With great difficulty I managed to free myself, whereupon I ran away towards some other part of the camp, to escape further annoyance. Had this old beldame been acquainted with woman's privileges on such occasions, she would have known that, under the circumstances, the correct thing to have done was to have fainted or become hysterical. But nothing could have been further from the thoughts of this unenlightened savage—the impulse of her untrained mind being to run after me as hard as her legs could carry her. And the rest of the Indians, with one of those sudden whims drunken people are liable to, took it into their heads to join in the chase, and I soon had the whole crowd shrieking and howling at my heels. What their intentions were I don't know, nor did I feel inclined to discover; fortunately, before they came up to me I reached my horse, which I had left ready saddled, and galloping swiftly away, I soon left them behind me.

I was presently joined by Garcia and the others, who had taken the same opportunity to escape in order to avoid the rows with which these balls frequently wind up. They are not often attended by actual bloodshed, however, as the squaws, with naïve foresight, generally hide all weapons before the ceremonies commence. We reached Santa Cruz shortly after daybreak, and so ended my first experience of a Tehuelche merry-making.

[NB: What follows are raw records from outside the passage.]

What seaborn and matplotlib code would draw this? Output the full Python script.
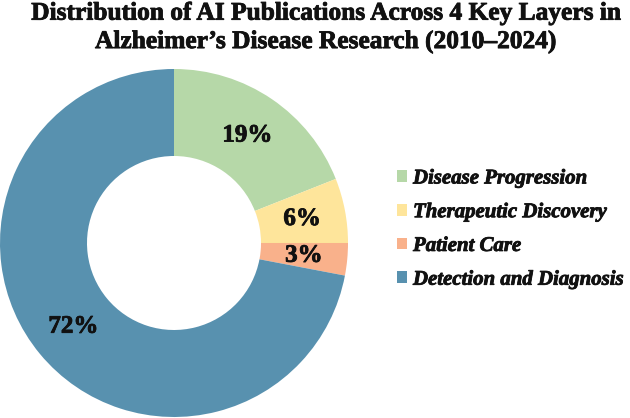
import matplotlib
matplotlib.use("Agg")
import matplotlib.pyplot as plt
import matplotlib.patheffects as pe
from matplotlib.patches import Patch
import seaborn as sns

# Data
categories = ['Disease Progression', 'Therapeutic Discovery', 'Patient Care', 'Detection and Diagnosis']
shares = [19, 6, 3, 72]
colors = ['#b6d8a8', '#fee59b', '#f9b18b', '#5891af']

title = "Distribution of AI Publications Across 4 Key Layers in\nAlzheimer\u2019s Disease Research (2010\u20132024)"

sns.set_theme(style="white")
plt.rcParams['font.family'] = ['Liberation Serif', 'DejaVu Serif']

# slightly heavier strokes, the original font is a dark slab serif
heavy = [pe.withStroke(linewidth=0.6, foreground='#111111')]

fig = plt.figure(figsize=(6.3, 4.18), dpi=100)
ax = fig.add_axes([0.0, 0.0024, 348 / 630, 348 / 418])

wedges, texts, autotexts = ax.pie(
    shares, colors=colors, startangle=90, counterclock=False,
    radius=1, wedgeprops=dict(width=0.5, edgecolor='none'),
    autopct=lambda p: f"{p:.0f}%", pctdistance=0.75,
    textprops=dict(fontsize=18, fontweight='bold', color='#111111'))
for t in autotexts:
    t.set_path_effects(heavy)
ax.set_xlim(-1, 1)
ax.set_ylim(-1, 1)
ax.set_aspect('equal')
ax.axis('off')

fig.text(0.517, 0.996, title, ha='center', va='top', fontsize=18.3,
         fontweight='bold', linespacing=1.3, color='#111111', path_effects=heavy)

handles = [Patch(facecolor=c, edgecolor='none') for c in colors]
leg = fig.legend(handles, categories, loc='center left', bbox_to_anchor=(0.6, 0.452),
                 frameon=False, handlelength=0.5, handleheight=0.5, handletextpad=0.28,
                 labelspacing=0.66, prop=dict(family=['Liberation Serif'], size=15,
                                              weight='bold', style='italic'))
for t in leg.get_texts():
    t.set_color('#111111')
    t.set_path_effects(heavy)

fig.savefig("out.png", dpi=100)
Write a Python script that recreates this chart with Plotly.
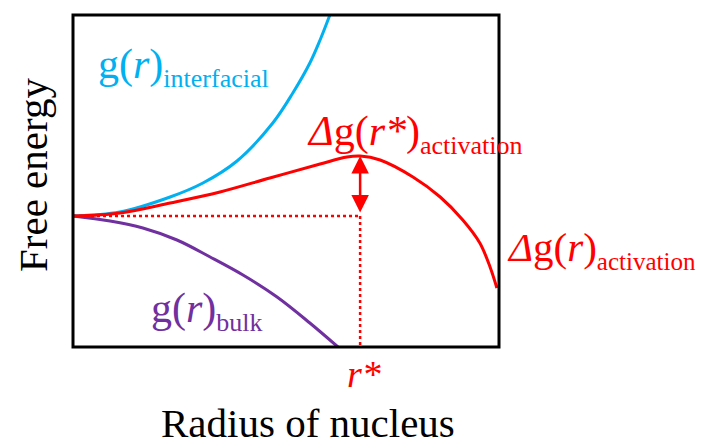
import plotly.graph_objects as go

# --- data (r in arbitrary units 0..10, g in arbitrary free-energy units) ---
r_interfacial = [0, 1.10, 2.28, 3.05, 3.85, 4.69, 5.16, 5.56, 5.80, 6.03]
g_interfacial = [0, 0.4, 1.9, 3.3, 5.5, 9.3, 12.3, 15.3, 17.6, 20.1]

r_activation = [0, 1.10, 2.28, 3.45, 4.62, 5.80, 6.43, 6.74, 7.21, 7.98, 8.62, 9.15, 9.55, 9.79, 9.95]
g_activation = [0, 0.3, 1.3, 2.4, 3.8, 5.2, 5.9, 6.0, 5.6, 3.9, 1.9, -0.4, -2.7, -5.1, -7.2]

r_bulk = [0, 0.87, 1.64, 2.44, 3.22, 3.99, 4.79, 5.56, 6.22]
g_bulk = [0, -0.5, -1.2, -2.4, -4.1, -5.9, -8.1, -10.7, -13.1]

r_star = 6.74
g_star = 6.0
g_base = 0.0

x_range = [0, 10]
y_range = [-13.1, 20.1]

CYAN = "#00B0F0"
RED = "#FF0000"
PURPLE = "#7030A0"
FONT = "Liberation Serif"

# page has an 8px body margin: figure is sized/offset to compensate
OFF = 8
W, H = 707 - OFF, 443 - OFF
PL, PR, PT, PB = 73, 499, 15, 347   # plot area in page pixels

fig = go.Figure()

line_style = dict(width=3, shape="spline", smoothing=1.0)
fig.add_trace(go.Scatter(x=r_interfacial, y=g_interfacial, mode="lines",
                         line=dict(color=CYAN, **line_style)))
fig.add_trace(go.Scatter(x=r_bulk, y=g_bulk, mode="lines",
                         line=dict(color=PURPLE, **line_style)))
fig.add_trace(go.Scatter(x=r_activation, y=g_activation, mode="lines",
                         line=dict(color=RED, **line_style)))
# dotted guides
fig.add_trace(go.Scatter(x=[0, r_star], y=[g_base, g_base], mode="lines",
                         line=dict(color=RED, width=2.5, dash="dot")))
fig.add_trace(go.Scatter(x=[r_star, r_star], y=[g_base, y_range[0]], mode="lines",
                         line=dict(color=RED, width=2.5, dash="dot")))

# double arrow
fig.add_annotation(x=r_star, y=g_star, ax=r_star, ay=g_base + 0.2, xref="x", yref="y",
                   axref="x", ayref="y", text="", showarrow=True, arrowhead=2,
                   startarrowhead=2, arrowside="end+start", arrowsize=1.4,
                   startarrowsize=1.4, arrowwidth=2.5, arrowcolor=RED)


def px2paper(px, py):
    return (px - PL) / (PR - PL), (PB - py) / (PB - PT)


def lab(text, px, py, color, xanchor="left", yanchor="middle", size=42, angle=0):
    x, y = px2paper(px, py)
    fig.add_annotation(x=x, y=y, xref="paper", yref="paper", text=text, showarrow=False,
                       xanchor=xanchor, yanchor=yanchor, textangle=angle,
                       font=dict(family=FONT, size=size, color=color))


def sub(t, s=26):
    return "<sub><span style='font-size:%dpx'>" % s + t + "</span></sub>"


lab("g(<i>r</i>)" + sub("interfacial"), 96, 67, CYAN)
lab("<i>Δ</i>g(<i>r*</i>)" + sub("activation"), 305, 134, RED)
lab("<i>Δ</i>g(<i>r</i>)" + sub("activation", 25), 505, 250, RED, size=41)
lab("g(<i>r</i>)" + sub("bulk"), 149, 311, PURPLE)
lab("<i>r*</i>", 364, 374, RED, xanchor="center", size=38)
lab("Radius of nucleus", 308, 423, "black", xanchor="center", size=41)
lab("Free energy", 33, 175, "black", xanchor="center", size=41, angle=-90)

fig.update_layout(
    width=W, height=H,
    margin=dict(l=PL - OFF, r=W - (PR - OFF), t=PT - OFF, b=H - (PB - OFF)),
    paper_bgcolor="white", plot_bgcolor="white",
    showlegend=False,
    xaxis=dict(range=x_range, showgrid=False, zeroline=False, showticklabels=False,
               ticks="", fixedrange=True),
    yaxis=dict(range=y_range, showgrid=False, zeroline=False, showticklabels=False,
               ticks="", fixedrange=True),
)

fig.add_shape(type="rect", xref="paper", yref="paper", x0=0, y0=0, x1=1, y1=1,
              line=dict(color="black", width=3), layer="above")

fig.write_html("out.html")
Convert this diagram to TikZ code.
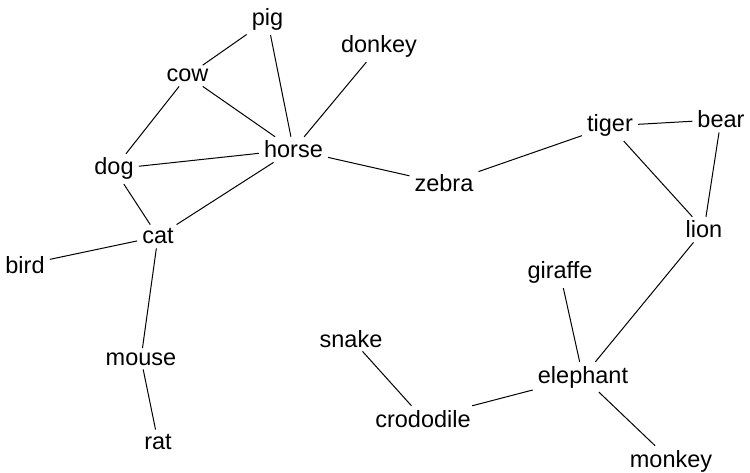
\documentclass[tikz,border=0pt]{standalone}
\usepackage{fontspec}
\setmainfont{Liberation Sans}
\begin{document}
\begin{tikzpicture}[x=1pt,y=-1pt,
  animal/.style={font=\fontsize{23.5}{28}\selectfont, inner xsep=5pt, inner ysep=4pt, anchor=base},
  link/.style={line width=1pt, black}]
\useasboundingbox (0,0) rectangle (750,473);
\node[animal] (pig) at (267.5,26) {pig};
\node[animal] (donkey) at (379,53) {donkey};
\node[animal] (cow) at (187.5,82) {cow};
\node[animal] (horse) at (293.5,158) {horse};
\node[animal] (dog) at (114,175) {dog};
\node[animal] (zebra) at (444,192) {zebra};
\node[animal] (tiger) at (610,132) {tiger};
\node[animal] (bear) at (721,128) {bear};
\node[animal] (lion) at (704,238) {lion};
\node[animal] (cat) at (158,244) {cat};
\node[animal] (bird) at (25,273) {bird};
\node[animal] (giraffe) at (560,279) {giraffe};
\node[animal] (snake) at (351,347) {snake};
\node[animal] (mouse) at (141,365) {mouse};
\node[animal] (elephant) at (583,383) {elephant};
\node[animal] (crododile) at (423,427) {crododile};
\node[animal] (rat) at (158,449) {rat};
\node[animal] (monkey) at (671,467) {monkey};
\draw[link] (pig) -- (cow);
\draw[link] (pig) -- (horse);
\draw[link] (cow) -- (horse);
\draw[link] (cow) -- (dog);
\draw[link] (donkey) -- (horse);
\draw[link] (dog) -- (horse);
\draw[link] (dog) -- (cat);
\draw[link] (horse) -- (cat);
\draw[link] (horse) -- (zebra);
\draw[link] (zebra) -- (tiger);
\draw[link] (tiger) -- (bear);
\draw[link] (tiger) -- (lion);
\draw[link] (bear) -- (lion);
\draw[link] (lion) -- (elephant);
\draw[link] (cat) -- (bird);
\draw[link] (cat) -- (mouse);
\draw[link] (mouse) -- (rat);
\draw[link] (giraffe) -- (elephant);
\draw[link] (snake) -- (crododile);
\draw[link] (crododile) -- (elephant);
\draw[link] (elephant) -- (monkey);
\end{tikzpicture}
\end{document}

I called at the camp the next day to pay my visite de digestion, and made a point of going to the tent where the old squaw, who was so near becoming teterrima causa belli, abode. She had a bad headache, and looked very demure and penitent. I rallied her with smiles, and attempted, by my assiduous attentions, to make up for my discourteous behaviour of the previous evening. But she took no notice of me, and received all my overtures with the utmost indifference. It was a case of—

'The devil was sick; the devil a saint would be.'

CHAPTER VIII.

Shortly after, on the 2nd of October, Isidoro came over to Pavon Island, with his horses and some 250 lb. of ostrich feathers sewn up in hides, which he was going to take down to Sandy Point to barter, and I accordingly made the necessary arrangements for accompanying him.

Never was a more unlucky trip commenced under more unfavourable auspices.

I was extremely unwell, and my indisposition increased with every hour. Isidoro, in crossing over to the island, had lost his whip in the river, and he seemed to consider this a sure omen of misfortune. The mishap threw quite a gloom over his mind, and he almost decided on giving up the journey altogether. With great difficulty I persuaded him to relinquish this intention, though I little thought as I did so that I was indirectly drawing him to his ruin.

The weather, too, was unpropitious. Twice heavy showers of rain made us turn back when on the point of starting. We had already unsaddled our horses and put off our departure till the next day; but towards midday the sun again shone out, and that finally decided us to make a definite start.